* **Stated goal**
Omit all images. Write out the rest of the material exactly.

* **Supplied data**
============

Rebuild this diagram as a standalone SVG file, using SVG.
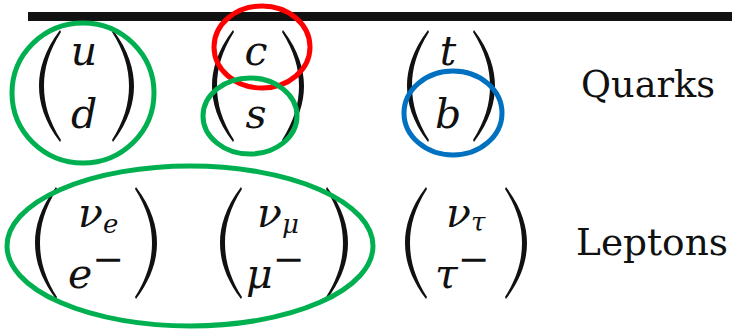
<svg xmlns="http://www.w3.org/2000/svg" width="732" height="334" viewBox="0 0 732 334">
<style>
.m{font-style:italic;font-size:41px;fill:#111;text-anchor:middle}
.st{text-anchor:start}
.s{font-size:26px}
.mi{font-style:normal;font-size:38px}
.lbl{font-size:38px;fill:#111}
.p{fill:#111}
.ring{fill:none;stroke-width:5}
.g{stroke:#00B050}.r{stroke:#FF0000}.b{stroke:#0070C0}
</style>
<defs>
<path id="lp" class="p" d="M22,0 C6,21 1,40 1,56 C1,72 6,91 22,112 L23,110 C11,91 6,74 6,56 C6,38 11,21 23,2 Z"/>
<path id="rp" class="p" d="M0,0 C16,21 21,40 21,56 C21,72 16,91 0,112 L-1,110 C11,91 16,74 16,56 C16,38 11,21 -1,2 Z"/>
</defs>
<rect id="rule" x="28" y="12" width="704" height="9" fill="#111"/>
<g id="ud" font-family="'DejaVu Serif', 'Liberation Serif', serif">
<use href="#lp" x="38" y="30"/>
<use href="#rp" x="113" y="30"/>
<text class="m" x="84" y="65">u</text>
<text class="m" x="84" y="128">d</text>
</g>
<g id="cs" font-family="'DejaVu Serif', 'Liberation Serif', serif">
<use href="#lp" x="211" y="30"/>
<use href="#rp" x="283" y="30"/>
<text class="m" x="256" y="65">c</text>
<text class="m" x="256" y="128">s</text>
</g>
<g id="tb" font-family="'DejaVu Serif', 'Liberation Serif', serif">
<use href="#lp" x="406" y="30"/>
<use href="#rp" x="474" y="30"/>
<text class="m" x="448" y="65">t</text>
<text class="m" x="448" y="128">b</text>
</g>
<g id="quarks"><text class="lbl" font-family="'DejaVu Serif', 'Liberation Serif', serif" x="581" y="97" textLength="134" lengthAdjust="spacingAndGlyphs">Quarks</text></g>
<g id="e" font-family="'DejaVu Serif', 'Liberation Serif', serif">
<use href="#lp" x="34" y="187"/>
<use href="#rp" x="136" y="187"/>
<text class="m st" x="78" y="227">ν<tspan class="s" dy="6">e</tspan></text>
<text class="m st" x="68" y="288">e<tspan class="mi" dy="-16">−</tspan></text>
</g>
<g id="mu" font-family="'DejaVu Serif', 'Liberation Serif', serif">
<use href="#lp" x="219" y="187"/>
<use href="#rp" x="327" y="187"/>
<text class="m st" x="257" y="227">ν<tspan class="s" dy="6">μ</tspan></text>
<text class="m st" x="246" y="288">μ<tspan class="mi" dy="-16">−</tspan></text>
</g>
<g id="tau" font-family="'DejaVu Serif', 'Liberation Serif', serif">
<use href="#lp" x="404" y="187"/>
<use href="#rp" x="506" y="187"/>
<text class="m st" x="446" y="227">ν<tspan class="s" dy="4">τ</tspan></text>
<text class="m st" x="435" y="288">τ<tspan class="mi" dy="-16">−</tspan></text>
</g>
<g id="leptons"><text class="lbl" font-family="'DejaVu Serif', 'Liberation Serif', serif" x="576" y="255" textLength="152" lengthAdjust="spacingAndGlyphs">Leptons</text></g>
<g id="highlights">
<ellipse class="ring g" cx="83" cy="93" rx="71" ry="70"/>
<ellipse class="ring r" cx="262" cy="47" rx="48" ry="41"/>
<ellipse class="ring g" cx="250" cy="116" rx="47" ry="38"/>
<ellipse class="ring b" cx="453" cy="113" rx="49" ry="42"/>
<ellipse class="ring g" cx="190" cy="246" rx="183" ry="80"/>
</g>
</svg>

============

* **Solution to the exercise**
Rebuild this diagram as a standalone SVG file, using SVG.
<svg xmlns="http://www.w3.org/2000/svg" width="732" height="334" viewBox="0 0 732 334">
<style>
.m{font-style:italic;font-size:41px;fill:#111;text-anchor:middle}
.st{text-anchor:start}
.s{font-size:26px}
.mi{font-style:normal;font-size:38px}
.lbl{font-size:38px;fill:#111}
.p{fill:#111}
.ring{fill:none;stroke-width:5}
.g{stroke:#00B050}.r{stroke:#FF0000}.b{stroke:#0070C0}
</style>
<defs>
<path id="lp" class="p" d="M22,0 C6,21 1,40 1,56 C1,72 6,91 22,112 L23,110 C11,91 6,74 6,56 C6,38 11,21 23,2 Z"/>
<path id="rp" class="p" d="M0,0 C16,21 21,40 21,56 C21,72 16,91 0,112 L-1,110 C11,91 16,74 16,56 C16,38 11,21 -1,2 Z"/>
</defs>
<rect id="rule" x="28" y="12" width="704" height="9" fill="#111"/>
<g id="ud" font-family="'DejaVu Serif', 'Liberation Serif', serif">
<use href="#lp" x="38" y="30"/>
<use href="#rp" x="113" y="30"/>
<text class="m" x="84" y="65">u</text>
<text class="m" x="84" y="128">d</text>
</g>
<g id="cs" font-family="'DejaVu Serif', 'Liberation Serif', serif">
<use href="#lp" x="211" y="30"/>
<use href="#rp" x="283" y="30"/>
<text class="m" x="256" y="65">c</text>
<text class="m" x="256" y="128">s</text>
</g>
<g id="tb" font-family="'DejaVu Serif', 'Liberation Serif', serif">
<use href="#lp" x="406" y="30"/>
<use href="#rp" x="474" y="30"/>
<text class="m" x="448" y="65">t</text>
<text class="m" x="448" y="128">b</text>
</g>
<g id="quarks"><text class="lbl" font-family="'DejaVu Serif', 'Liberation Serif', serif" x="581" y="97" textLength="134" lengthAdjust="spacingAndGlyphs">Quarks</text></g>
<g id="e" font-family="'DejaVu Serif', 'Liberation Serif', serif">
<use href="#lp" x="34" y="187"/>
<use href="#rp" x="136" y="187"/>
<text class="m st" x="78" y="227">ν<tspan class="s" dy="6">e</tspan></text>
<text class="m st" x="68" y="288">e<tspan class="mi" dy="-16">−</tspan></text>
</g>
<g id="mu" font-family="'DejaVu Serif', 'Liberation Serif', serif">
<use href="#lp" x="219" y="187"/>
<use href="#rp" x="327" y="187"/>
<text class="m st" x="257" y="227">ν<tspan class="s" dy="6">μ</tspan></text>
<text class="m st" x="246" y="288">μ<tspan class="mi" dy="-16">−</tspan></text>
</g>
<g id="tau" font-family="'DejaVu Serif', 'Liberation Serif', serif">
<use href="#lp" x="404" y="187"/>
<use href="#rp" x="506" y="187"/>
<text class="m st" x="446" y="227">ν<tspan class="s" dy="4">τ</tspan></text>
<text class="m st" x="435" y="288">τ<tspan class="mi" dy="-16">−</tspan></text>
</g>
<g id="leptons"><text class="lbl" font-family="'DejaVu Serif', 'Liberation Serif', serif" x="576" y="255" textLength="152" lengthAdjust="spacingAndGlyphs">Leptons</text></g>
<g id="highlights">
<ellipse class="ring g" cx="83" cy="93" rx="71" ry="70"/>
<ellipse class="ring r" cx="262" cy="47" rx="48" ry="41"/>
<ellipse class="ring g" cx="250" cy="116" rx="47" ry="38"/>
<ellipse class="ring b" cx="453" cy="113" rx="49" ry="42"/>
<ellipse class="ring g" cx="190" cy="246" rx="183" ry="80"/>
</g>
</svg>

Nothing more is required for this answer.